Raghu Betina is a recent graduate from the 11 week program at Starter League (formerly Code Academy), a similar software academy in Chicago, USA. In a TEDx presentation, he relates the invention of the printing press to widespread literacy to the education revolution where everybody could read and write. He argues that a similar revolution is taking place in the computer technology field, where tools and code literacy will usher in a digital revolution, where the majority of humanity will become digital creators rather than just consumers. The is a matter of power, voice and creativity.
In Ancient China and other civilisations, the population that could read or write were the rich, powerful and educated. They were the minority and through the power of reading and writing, they alone had the ability to direct the future of their civilisation and incidentally as we read history books, we realise all history is written by the literate elite. In the case of China, no written history comes directly from women. Unfortunately we have no idea what the female perspective of Ancient China was. When we lack perspective, we get a distorted view of history, as if whole pages were torn out of the book of history.
When the majority of humanity became literate, there was an explosion of new ideas, perspectives and histories that were recorded and written down. The written word became integrated into every aspect of people's lives. People who were once illiterate now had a voice. When the majority of humanity gains the ability to code, then computer technology will become integrated into every aspect of our lives. There will be an explosion of creativity and collaboration between the fields external to computer science. Innovation happens at the cross roads and cross pollination of different ideas and experiences.
When you give experts of other fields the ability to code, they become dangerous.
Now what's the difference between being able to program and other skills? Couldn't the same argument be made for possibly learning how to play music? Or learning how to fly? I think the main difference is simply the ubiquity of computer technology. One can survive in this world without being able to fly a plane, but one won't be able to if one isn't able to read or write. Now we haven't reached the point where being able to program is a necessity for daily life. But that point is approaching.

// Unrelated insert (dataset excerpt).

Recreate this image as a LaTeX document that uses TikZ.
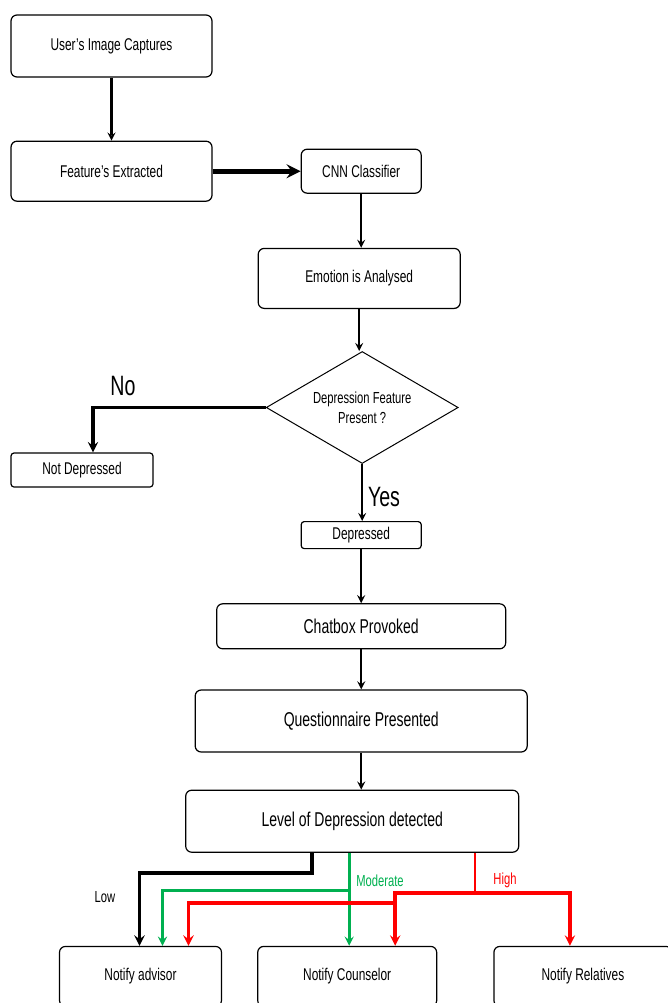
\documentclass[tikz,border=0pt]{standalone}
\usepackage{fontspec}
\setmainfont{Liberation Sans}[FakeStretch=0.7]
\usepackage{xcolor}
\usepackage{tikz}
\usetikzlibrary{shapes.geometric, positioning}
\definecolor{okgreen}{RGB}{0,176,80}
\tikzstyle{process} = [rectangle, rounded corners=6pt, minimum height=60pt, text centered, draw=black, line width=1.2pt, font=\fontsize{17}{19}\selectfont]
\tikzstyle{bigprocess} = [process, font=\fontsize{20}{22}\selectfont]
\tikzstyle{decision} = [diamond, aspect=1.7, minimum width=192pt, minimum height=112pt, inner sep=0pt, text centered, draw=black, line width=1pt, font=\fontsize{16}{20}\selectfont]
\tikzstyle{arrow} = [line width=2.5pt, -stealth]
\tikzstyle{thickarrow} = [line width=5pt, -stealth]
\tikzstyle{lowarrow} = [line width=3.5pt, -stealth]
\tikzstyle{modarrow} = [line width=3pt, -stealth, draw=okgreen]
\tikzstyle{higharrow} = [line width=3.5pt, -stealth, draw=red]

\begin{document}
\begin{tikzpicture}[x=1pt, y=1pt]
		\useasboundingbox (0,0) rectangle (667,-1003);
		\node (Image Capture)[process, minimum width=201pt, minimum height=62pt] at (111.5,-46){User's Image  Captures};
		\node (Feature Extracted)[process, minimum width=201pt, below = 63pt of Image Capture]{Feature's Extracted};
		\node (CNN)[process, minimum width=120pt, minimum height=44pt, right = 88pt of Feature Extracted]{CNN  Classifier};
		\node (Emotion)[process, minimum width=202pt, below = 54pt of CNN, xshift=-2pt]{Emotion  is Analysed};
		\node (Depression Check)[decision, below = 42pt of Emotion, xshift=3pt, align=center]{Depression Feature\\Present ?};
		\node (Not Depressed)[process, minimum width=142pt, minimum height=34pt, rounded corners=3pt] at (82,-470){Not Depressed};
		\node (Depressed)[process, minimum width=120pt, minimum height=27pt, rounded corners=3pt, below = 57pt of Depression Check, xshift=-1pt]{Depressed};
		\node (Chatbox)[bigprocess, minimum width=289pt, minimum height=45pt, below = 54pt of Depressed]{Chatbox Provoked};
		\node (Questionnaire)[bigprocess, minimum width=332pt, minimum height=62pt, below = 40pt of Chatbox]{Questionnaire Presented};
		\node (Level)[bigprocess, minimum width=333pt, minimum height=62pt, below = 37pt of Questionnaire, xshift=-9pt]{Level  of Depression detected};
		\node (Notify Counselor)[process, minimum width=179pt, below = 93pt of Level, xshift=-5pt]{Notify Counselor};
		\node (Notify Advisor)[process, minimum width=162pt, left = 35pt of Notify Counselor]{Notify advisor};
		\node (Notify Relatives)[process, minimum width=178pt, right = 56pt of Notify Counselor]{Notify Relatives};
		% labels on the branches
		\node (No Label)[font=\fontsize{28}{30}\selectfont] at (123,-386){No};
		\node (Yes Label)[font=\fontsize{28}{30}\selectfont] at (384,-497){Yes};
		\node (Low Label)[font=\fontsize{16}{18}\selectfont] at (105,-897){Low};
		\node (Moderate Label)[font=\fontsize{16}{18}\selectfont, text=okgreen] at (380,-881){Moderate};
		\node (High Label)[font=\fontsize{16}{18}\selectfont, text=red] at (505,-880){High};
		\coordinate (High Split) at ([xshift=123pt, yshift=-40pt]Level.south);
		\draw [arrow] (Image Capture) -- (Feature Extracted);
		\draw [thickarrow] (Feature Extracted) -- (CNN);
		\draw [arrow] (CNN) -- (CNN |- Emotion.north);
		\draw [arrow] (Emotion) -- (Emotion |- Depression Check.north);
		\draw [lowarrow] (Depression Check.west) -| ([xshift=11pt]Not Depressed.north);
		\draw [arrow] (Depression Check) -- (Depression Check |- Depressed.north);
		\draw [arrow] (Depressed) -- (Chatbox);
		\draw [arrow] (Chatbox) -- (Questionnaire);
		\draw [arrow] (Questionnaire) -- (Questionnaire |- Level.north);
		% level of depression routes
		\draw [lowarrow] ([xshift=-40pt]Level.south) -- ++(0,-20pt) -| ([xshift=-1pt]Notify Advisor.north);
		\draw [modarrow] ([xshift=-3pt]Level.south) -- ([xshift=-3pt]Level.south |- Notify Counselor.north);
		\draw [modarrow] ([xshift=-3pt, yshift=-38pt]Level.south) -| ([xshift=22pt]Notify Advisor.north);
		\draw [line width=2.5pt, red] ([xshift=123pt]Level.south) -- (High Split);
		\draw [higharrow] (High Split) -| ([xshift=-13pt]Notify Relatives.north);
		\draw [higharrow] (High Split) -| ([xshift=48pt]Notify Counselor.north);
		\draw [higharrow] ([xshift=48pt, yshift=43pt]Notify Counselor.north) -| ([xshift=48pt]Notify Advisor.north);
	\end{tikzpicture}
\end{document}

This brings up an interesting point about how certain skills become so important that everybody has to be able to do them. Raghu missed a crucial step between having a printing press and widespread literacy.
That step was economic. The turning point was the industrial revolution. When there was an economic pain point, people were motivated to upskill and demand better education. The industrial revolution made paper and books affordable to everybody. This in turn standardised and formalised widespread education.
Today, we have the tools. There are many open source and free applications that allow you to get started building your application. The resources are free, you can find thousands of tutorials on Google. We also have a growing economic pain point. Take a look at 3D printers. Imagine what would happen if 3D printers could self-replicate. Oh look they can! Imagine then if we scaled that up. What could we be printing in the future? Skyscrapers? The point is, manual labour is going to be automated away, even complex labour like construction. Controlling machines and computers is the domain of software. Software is disrupting every part of our economy (web software is even disrupting software itself). Even the thin layer of separation between what is real and what is cyberspace is getting thinner as we speak. Just take a look at augmented reality.
If you you want to catch the next revolution and ride the wave, then you should learn to code.
What we lack is widespread education of coding, and in some parts of the world, we even lack the resources to access the internet. It's called the digital divide, and it exists in both developed and developing countries. It's not enough to have CS courses in University. They don't actually teach programming as a trade anyway. The technology in highschools and primary schools are completely outdated and of course some schools don't teach it. Closing this digital divide is the next step before Raghu's envisioned revolution, and Polycademy will be doing its bit in making that future closer to today.
The world is changing, software is making that happen. If you you want to catch the next revolution and ride the wave, then you should learn to code. Start today. You can do tutorials, you can learn from books, or you can even join Polycademy. Codecademy is a great place to start if you're a complete beginner. It won't be easy, but it's not impossible. Even the Mayor of NYC is doing it!
Advocating code literacy is not about displacing professional developers. Even though most of humanity can read and write, there still exists professional writers and novelists. In fact without people being able to read and write, those writers would be out of a job! Code literacy != everybody should go become a web developer. Similarly, writing and reading literacy != everybody go become a writer. Code literacy means empowerment. It gives people the ability to create, express and share ideas through cyberspace. It gives people a voice that can influence the future direction of human technology. Take a look at this TED presentation where programmers have actually built a better form of democracy that lawyers and politicians could never come up with.
Now if politicians and lawmakers did come up with it, then maybe we'd all be living in a better digital democracy. This is just a small fragment of what is to come. There could be innumerable innovations if coding was integrated into other fields, and there in lies the growth of development jobs and the growth of humanity. Should you learn to code? My answer is pretty obvious: Yes you should!